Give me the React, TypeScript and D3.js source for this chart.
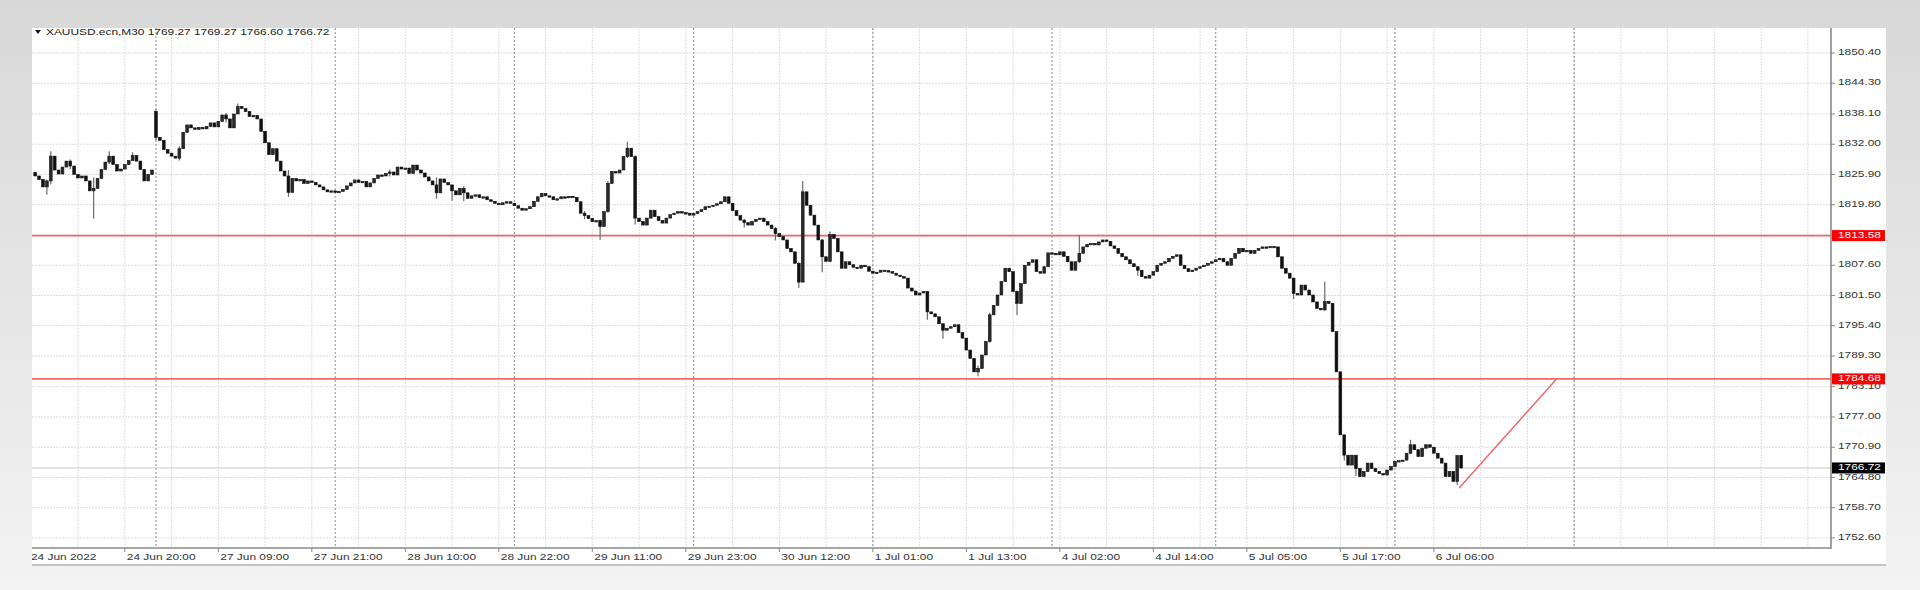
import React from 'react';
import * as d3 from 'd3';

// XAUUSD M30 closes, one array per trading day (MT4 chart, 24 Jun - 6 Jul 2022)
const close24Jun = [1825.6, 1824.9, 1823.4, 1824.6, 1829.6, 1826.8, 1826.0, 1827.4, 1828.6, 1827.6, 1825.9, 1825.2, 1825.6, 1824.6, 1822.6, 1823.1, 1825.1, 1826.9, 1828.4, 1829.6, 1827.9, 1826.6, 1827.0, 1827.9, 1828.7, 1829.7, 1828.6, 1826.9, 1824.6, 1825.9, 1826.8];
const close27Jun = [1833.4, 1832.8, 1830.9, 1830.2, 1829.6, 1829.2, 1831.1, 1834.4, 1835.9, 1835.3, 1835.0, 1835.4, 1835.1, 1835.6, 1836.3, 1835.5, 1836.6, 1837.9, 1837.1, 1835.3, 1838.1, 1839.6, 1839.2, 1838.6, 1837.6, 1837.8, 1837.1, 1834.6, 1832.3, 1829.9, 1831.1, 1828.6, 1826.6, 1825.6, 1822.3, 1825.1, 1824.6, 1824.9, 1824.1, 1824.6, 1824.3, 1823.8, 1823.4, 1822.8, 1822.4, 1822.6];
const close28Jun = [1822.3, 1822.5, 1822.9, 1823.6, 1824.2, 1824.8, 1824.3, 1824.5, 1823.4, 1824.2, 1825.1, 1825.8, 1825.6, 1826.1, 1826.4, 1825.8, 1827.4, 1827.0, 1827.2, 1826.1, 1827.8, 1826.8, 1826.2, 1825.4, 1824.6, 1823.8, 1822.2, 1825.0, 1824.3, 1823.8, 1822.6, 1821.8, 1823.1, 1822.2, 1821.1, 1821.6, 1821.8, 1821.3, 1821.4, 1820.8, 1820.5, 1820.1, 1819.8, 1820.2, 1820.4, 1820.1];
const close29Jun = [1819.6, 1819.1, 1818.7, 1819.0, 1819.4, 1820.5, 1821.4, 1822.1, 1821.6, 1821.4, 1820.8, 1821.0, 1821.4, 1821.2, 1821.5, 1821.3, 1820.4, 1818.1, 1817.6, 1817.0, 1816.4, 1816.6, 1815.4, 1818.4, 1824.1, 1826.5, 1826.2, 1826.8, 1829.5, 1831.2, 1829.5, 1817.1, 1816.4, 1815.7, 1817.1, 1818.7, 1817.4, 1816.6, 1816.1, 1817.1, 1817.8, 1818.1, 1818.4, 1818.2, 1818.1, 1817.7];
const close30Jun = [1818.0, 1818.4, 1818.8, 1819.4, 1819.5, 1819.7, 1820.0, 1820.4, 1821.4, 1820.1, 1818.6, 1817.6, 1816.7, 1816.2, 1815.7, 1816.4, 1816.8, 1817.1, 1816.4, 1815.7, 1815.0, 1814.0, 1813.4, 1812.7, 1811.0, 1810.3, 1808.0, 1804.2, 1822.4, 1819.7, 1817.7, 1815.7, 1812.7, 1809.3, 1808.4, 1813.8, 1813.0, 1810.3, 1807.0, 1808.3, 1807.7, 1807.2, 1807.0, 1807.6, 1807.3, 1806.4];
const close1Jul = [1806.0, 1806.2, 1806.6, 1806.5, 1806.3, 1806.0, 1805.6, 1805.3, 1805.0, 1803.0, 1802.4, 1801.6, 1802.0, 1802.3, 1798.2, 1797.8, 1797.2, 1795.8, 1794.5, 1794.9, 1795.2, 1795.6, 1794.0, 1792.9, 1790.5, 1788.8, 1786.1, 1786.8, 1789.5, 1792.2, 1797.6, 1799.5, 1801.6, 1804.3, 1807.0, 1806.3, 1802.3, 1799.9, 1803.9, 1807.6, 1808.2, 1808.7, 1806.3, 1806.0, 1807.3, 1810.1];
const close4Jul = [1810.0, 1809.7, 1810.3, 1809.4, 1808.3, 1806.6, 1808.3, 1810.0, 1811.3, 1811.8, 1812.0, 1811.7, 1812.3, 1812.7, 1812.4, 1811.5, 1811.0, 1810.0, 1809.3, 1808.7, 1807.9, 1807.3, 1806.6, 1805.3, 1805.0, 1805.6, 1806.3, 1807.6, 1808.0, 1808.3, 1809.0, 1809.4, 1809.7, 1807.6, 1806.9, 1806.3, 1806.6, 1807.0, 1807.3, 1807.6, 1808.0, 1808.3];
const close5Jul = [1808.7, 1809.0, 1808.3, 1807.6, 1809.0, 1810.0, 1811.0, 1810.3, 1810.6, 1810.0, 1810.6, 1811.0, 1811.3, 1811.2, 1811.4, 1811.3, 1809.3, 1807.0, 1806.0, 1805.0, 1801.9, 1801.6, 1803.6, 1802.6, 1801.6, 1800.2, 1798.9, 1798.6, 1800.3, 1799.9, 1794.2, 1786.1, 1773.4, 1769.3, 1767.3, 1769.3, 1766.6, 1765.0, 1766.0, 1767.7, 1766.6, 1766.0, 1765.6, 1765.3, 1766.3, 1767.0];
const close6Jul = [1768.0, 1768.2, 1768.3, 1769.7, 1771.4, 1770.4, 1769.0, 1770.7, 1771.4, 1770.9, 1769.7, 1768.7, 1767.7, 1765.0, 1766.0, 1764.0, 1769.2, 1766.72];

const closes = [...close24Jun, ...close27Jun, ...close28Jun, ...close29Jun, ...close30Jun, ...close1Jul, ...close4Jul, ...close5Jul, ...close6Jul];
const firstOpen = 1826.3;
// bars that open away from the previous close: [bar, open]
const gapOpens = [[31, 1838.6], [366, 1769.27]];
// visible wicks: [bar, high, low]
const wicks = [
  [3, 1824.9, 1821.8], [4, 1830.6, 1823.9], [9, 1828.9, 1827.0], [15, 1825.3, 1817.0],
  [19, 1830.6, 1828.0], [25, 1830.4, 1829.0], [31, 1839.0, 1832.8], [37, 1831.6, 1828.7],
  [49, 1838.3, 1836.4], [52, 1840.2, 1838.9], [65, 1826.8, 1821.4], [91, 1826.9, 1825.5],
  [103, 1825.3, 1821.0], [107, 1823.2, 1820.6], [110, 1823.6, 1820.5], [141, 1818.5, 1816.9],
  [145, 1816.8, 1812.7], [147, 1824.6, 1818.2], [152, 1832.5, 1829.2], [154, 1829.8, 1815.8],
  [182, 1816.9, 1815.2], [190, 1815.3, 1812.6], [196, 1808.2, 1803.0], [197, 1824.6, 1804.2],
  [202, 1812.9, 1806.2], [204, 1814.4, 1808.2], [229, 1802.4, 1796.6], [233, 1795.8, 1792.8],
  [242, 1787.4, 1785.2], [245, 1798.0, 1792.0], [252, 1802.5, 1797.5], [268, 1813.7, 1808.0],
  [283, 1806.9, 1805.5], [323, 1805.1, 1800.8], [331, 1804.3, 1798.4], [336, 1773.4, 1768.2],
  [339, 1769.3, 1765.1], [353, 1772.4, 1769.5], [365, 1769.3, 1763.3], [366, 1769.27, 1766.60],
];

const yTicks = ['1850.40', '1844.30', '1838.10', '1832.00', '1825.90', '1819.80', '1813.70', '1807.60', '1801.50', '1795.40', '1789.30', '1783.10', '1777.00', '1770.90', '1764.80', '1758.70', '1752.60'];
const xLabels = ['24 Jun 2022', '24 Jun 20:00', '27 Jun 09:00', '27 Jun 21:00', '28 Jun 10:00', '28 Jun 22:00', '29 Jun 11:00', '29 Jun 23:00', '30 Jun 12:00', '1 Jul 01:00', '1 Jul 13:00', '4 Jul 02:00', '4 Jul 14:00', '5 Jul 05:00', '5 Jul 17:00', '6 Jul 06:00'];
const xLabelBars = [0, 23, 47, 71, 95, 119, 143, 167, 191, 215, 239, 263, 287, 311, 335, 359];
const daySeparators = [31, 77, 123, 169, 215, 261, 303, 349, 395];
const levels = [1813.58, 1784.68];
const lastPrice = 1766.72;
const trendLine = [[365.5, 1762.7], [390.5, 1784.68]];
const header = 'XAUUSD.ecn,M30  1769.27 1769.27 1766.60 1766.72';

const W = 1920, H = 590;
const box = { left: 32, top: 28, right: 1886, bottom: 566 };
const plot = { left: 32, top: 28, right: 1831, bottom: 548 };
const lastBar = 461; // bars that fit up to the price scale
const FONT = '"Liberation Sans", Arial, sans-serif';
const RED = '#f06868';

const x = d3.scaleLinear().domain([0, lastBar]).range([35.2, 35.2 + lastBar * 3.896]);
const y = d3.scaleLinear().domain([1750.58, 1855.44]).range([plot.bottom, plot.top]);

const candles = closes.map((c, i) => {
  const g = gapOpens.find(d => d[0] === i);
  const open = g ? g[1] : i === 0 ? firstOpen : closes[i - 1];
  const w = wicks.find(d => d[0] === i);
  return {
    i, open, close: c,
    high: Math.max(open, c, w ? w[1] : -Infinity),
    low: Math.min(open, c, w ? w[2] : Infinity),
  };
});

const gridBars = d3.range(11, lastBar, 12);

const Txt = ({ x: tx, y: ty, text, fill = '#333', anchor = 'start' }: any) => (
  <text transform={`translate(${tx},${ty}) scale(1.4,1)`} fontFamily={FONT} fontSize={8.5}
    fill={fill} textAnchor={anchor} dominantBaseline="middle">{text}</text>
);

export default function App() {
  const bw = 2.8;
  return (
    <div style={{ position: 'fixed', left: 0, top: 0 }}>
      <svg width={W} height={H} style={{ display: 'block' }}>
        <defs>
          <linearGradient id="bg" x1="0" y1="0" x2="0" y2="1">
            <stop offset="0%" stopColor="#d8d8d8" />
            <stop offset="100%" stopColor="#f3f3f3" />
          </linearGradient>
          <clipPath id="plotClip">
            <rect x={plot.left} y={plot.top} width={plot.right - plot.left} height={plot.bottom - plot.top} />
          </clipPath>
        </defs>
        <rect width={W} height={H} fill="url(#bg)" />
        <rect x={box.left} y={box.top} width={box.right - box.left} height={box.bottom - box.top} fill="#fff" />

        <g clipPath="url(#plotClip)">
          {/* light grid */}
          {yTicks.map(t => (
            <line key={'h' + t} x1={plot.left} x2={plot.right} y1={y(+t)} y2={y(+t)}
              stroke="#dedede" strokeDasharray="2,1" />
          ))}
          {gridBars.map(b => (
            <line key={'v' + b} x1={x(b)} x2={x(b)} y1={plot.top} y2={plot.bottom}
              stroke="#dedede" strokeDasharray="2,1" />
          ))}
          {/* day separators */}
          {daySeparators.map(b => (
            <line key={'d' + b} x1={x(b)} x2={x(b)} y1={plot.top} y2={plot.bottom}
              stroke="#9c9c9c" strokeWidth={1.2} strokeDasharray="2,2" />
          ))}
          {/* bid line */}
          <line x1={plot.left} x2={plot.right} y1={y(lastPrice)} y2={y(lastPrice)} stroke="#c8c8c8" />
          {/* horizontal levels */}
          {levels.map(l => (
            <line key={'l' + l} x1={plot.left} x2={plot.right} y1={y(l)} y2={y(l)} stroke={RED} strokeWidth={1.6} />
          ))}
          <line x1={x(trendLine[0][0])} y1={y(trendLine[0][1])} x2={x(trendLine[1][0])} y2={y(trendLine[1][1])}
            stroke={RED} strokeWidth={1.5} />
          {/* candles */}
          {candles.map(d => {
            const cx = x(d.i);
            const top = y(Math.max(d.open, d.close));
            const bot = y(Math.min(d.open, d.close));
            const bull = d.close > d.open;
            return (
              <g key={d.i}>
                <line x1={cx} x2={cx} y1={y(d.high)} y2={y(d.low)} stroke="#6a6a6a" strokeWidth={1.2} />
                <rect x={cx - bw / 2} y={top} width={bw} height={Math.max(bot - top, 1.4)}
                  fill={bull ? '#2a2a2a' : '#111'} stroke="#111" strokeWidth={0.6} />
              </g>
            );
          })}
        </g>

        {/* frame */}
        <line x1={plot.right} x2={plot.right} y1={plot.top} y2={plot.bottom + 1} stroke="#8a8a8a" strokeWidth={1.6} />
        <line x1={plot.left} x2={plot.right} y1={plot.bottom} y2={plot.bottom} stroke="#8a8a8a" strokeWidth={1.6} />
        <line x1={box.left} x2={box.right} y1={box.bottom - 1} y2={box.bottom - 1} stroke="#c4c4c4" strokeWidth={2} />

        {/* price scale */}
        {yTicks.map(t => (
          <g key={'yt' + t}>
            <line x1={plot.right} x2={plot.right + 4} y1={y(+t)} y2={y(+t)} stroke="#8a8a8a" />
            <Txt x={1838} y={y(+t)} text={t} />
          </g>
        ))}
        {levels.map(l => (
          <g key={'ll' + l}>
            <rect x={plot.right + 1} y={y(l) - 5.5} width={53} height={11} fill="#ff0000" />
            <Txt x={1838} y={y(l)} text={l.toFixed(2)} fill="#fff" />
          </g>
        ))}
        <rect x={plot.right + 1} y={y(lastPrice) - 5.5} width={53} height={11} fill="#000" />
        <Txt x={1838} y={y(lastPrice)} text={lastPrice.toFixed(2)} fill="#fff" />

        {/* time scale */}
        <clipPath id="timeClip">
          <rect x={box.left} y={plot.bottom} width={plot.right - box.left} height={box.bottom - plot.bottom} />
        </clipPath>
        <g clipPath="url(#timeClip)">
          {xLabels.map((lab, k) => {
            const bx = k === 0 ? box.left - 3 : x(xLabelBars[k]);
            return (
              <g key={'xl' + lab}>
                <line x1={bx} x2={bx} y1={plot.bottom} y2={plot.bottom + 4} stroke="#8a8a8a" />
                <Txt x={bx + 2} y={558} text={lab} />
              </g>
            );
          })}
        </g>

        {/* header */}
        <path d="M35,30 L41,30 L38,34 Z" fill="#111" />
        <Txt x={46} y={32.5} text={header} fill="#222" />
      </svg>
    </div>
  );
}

* **Task goal**: Leave out any pictures, please, and quote only the lines from the top of the data through the line that contains "import * as d3 from 'd3';".

* **Solution below**:
Give me the React, TypeScript and D3.js source for this chart.
import React from 'react';
import * as d3 from 'd3';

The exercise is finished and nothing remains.